In his terrific book LeaderShift, John C Maxwell argues that to achieve moral authority, we must dial in four Cs:
• Competence: We have to deliver the goods. We need not know everything, but it must be clear to others that we can encounter a leader’s challenges skillfully.
• Courage: We have to be brave enough to make tough decisions and take bold action when warranted.
• Consistency: We must show up in a similar way, behave in a similar manner and produce similar outcomes every day.
• Character: We must be bigger on the inside than outside. Maxwell says it beautifully: "The motives of your heart must be good."
3. Connect and cultivate
We must go all-in to show our people we care in ways far beyond providing them a fair wage, solid benefits and pleasant working conditions. If we want to unlock their intrinsic motivation, which is absolutely the only way to see them go on to move mountains on our business’ behalf, then we must become genuinely curious about what’s in it for them.

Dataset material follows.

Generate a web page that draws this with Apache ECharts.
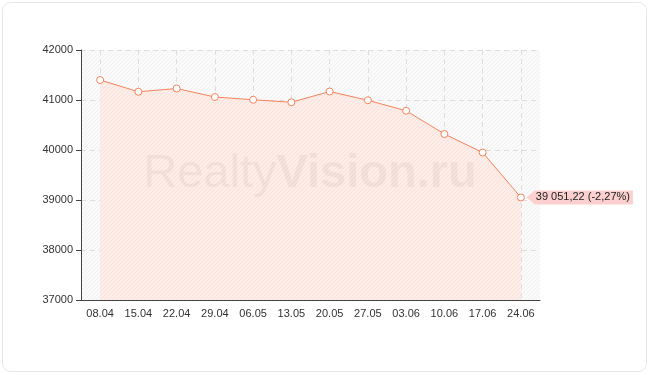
<!DOCTYPE html>
<html><head><meta charset="utf-8">
<script src="https://cdn.jsdelivr.net/npm/echarts@6/dist/echarts.min.js"></script>
<style>html,body{margin:0;padding:0;background:#fff}#c{width:650px;height:375px}</style>
</head><body><div id="c"></div>
<script>
var categories = ['08.04','15.04','22.04','29.04','06.05','13.05','20.05','27.05','03.06','10.06','17.06','24.06'];
var values = [41400, 41165, 41230, 41060, 41005, 40955, 41170, 40995, 40785, 40320, 39950, 39051.22];
var yTicks = [37000, 38000, 39000, 40000, 41000, 42000];
var lastLabel = '39 051,22 (-2,27%)';

function hatch(bg, fg) {
  var c = document.createElement('canvas');
  c.width = 4; c.height = 4;
  var g = c.getContext('2d');
  g.fillStyle = bg; g.fillRect(0, 0, 4, 4);
  g.fillStyle = fg;
  for (var i = 0; i < 4; i++) g.fillRect(i, 3 - i, 1, 1);
  return {image: c, repeat: 'repeat'};
}

var chart = echarts.init(document.getElementById('c'));
var font = 'Liberation Sans';
chart.setOption({
  animation: false,
  textStyle: {fontFamily: font},
  graphic: [
    {type: 'rect', shape: {x: 2.5, y: 2.5, width: 644, height: 369, r: 8}, style: {fill: 'none', stroke: '#e6e6e6', lineWidth: 1}, z: -10},
    {type: 'text', x: 310, y: 174, z: 3, style: {
      text: '{a|Realty}{b|Vision.ru}', align: 'center', verticalAlign: 'middle',
      rich: {
        a: {fontFamily: font, fontSize: 47, fill: 'rgba(110,90,90,0.08)'},
        b: {fontFamily: font, fontSize: 47, fontWeight: 'bold', fill: 'rgba(110,90,90,0.08)'}
      }
    }}
  ],
  grid: {left: 81, right: 110, top: 50, bottom: 75, show: true, borderWidth: 0,
    backgroundColor: hatch('#fafafa', '#f1f1f1')},
  xAxis: {
    type: 'category', data: categories, boundaryGap: true,
    axisLine: {lineStyle: {color: '#444', width: 1}},
    axisTick: {alignWithLabel: true, length: 5, lineStyle: {color: '#444'}},
    axisLabel: {color: '#333', fontSize: 11, fontFamily: font, margin: 8},
    splitLine: {show: true, alignWithLabel: true, lineStyle: {color: '#e2dcdc', type: [5, 4], width: 1}}
  },
  yAxis: {
    type: 'value', min: yTicks[0], max: yTicks[yTicks.length - 1], interval: 1000,
    axisLine: {show: true, lineStyle: {color: '#444', width: 1}},
    axisTick: {show: true, length: 5, lineStyle: {color: '#444'}},
    axisLabel: {color: '#333', fontSize: 11, fontFamily: font, margin: 8, formatter: function (v) { return String(v); }},
    splitLine: {show: true, lineStyle: {color: '#e2dcdc', type: [5, 4], width: 1}}
  },
  series: [{
    type: 'line', data: values, z: 2,
    symbol: 'circle', symbolSize: 7, showAllSymbol: true,
    lineStyle: {color: '#f5845c', width: 1},
    itemStyle: {color: '#fff', borderColor: '#f5845c', borderWidth: 1},
    areaStyle: {color: hatch('#fdede8', '#fae2da'), opacity: 1},
    markPoint: {
      data: [{coord: [categories.length - 1, values[values.length - 1]], value: lastLabel}],
      symbol: 'path://M0,7 L8,0 L106,0 L106,14 L8,14 Z',
      symbolKeepAspect: false,
      symbolSize: [106, 14],
      symbolOffset: [59, 0],
      itemStyle: {color: '#fbd0cf', borderWidth: 0},
      label: {show: true, position: 'inside', offset: [3, 0], color: '#222', fontSize: 11, fontFamily: font,
        formatter: function (p) { return p.value; }},
      silent: true
    }
  }]
});
</script></body></html>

Prove it to them by asking again and again about their aspirations, their ambitions and their dreams.
Ask them exactly how they might go about achieving greatness on your company’s behalf, and then create the conditions for them to do so. It’s a way of leading that’s less about us, our ideas, our accomplishments and our inner celebrity, and more about setting the stage for our followers to thrive so that our business is positioned to succeed.
As world-renowned adventure racer Robin Benincasa put it, "You don’t inspire your teammates by showing them how amazing you are. You inspire them by showing them how amazing they are."
We must cultivate our moral authority, which has nothing to do with our rank or role.
Connect with your people in a one-on-one, very real way. Coach them through how the work of your business helps them get where they’re going. Help them see how going all-in for your business will reveal to them how amazing they are. As Jim Goodnight, Founder and CEO of SAS, said: "Treat employees like they make a difference and they will."
If we want to be leaders who people would follow even if we didn’t have them on a payroll, then in everything we do, we must treat our followers’ employment as a temporary gift to us, not a favor we extended to them.
We must view their employment as a stopover on their professional journey, not a guaranteed obligation to us. But it’s a journey from which they bear extraordinary gifts.
If we treat them like people who fascinate us and strike us as infinitely worthy, capable and of value, then they’ll bring their gifts out for us in extraordinary ways. It’s how competitive advantage is achieved.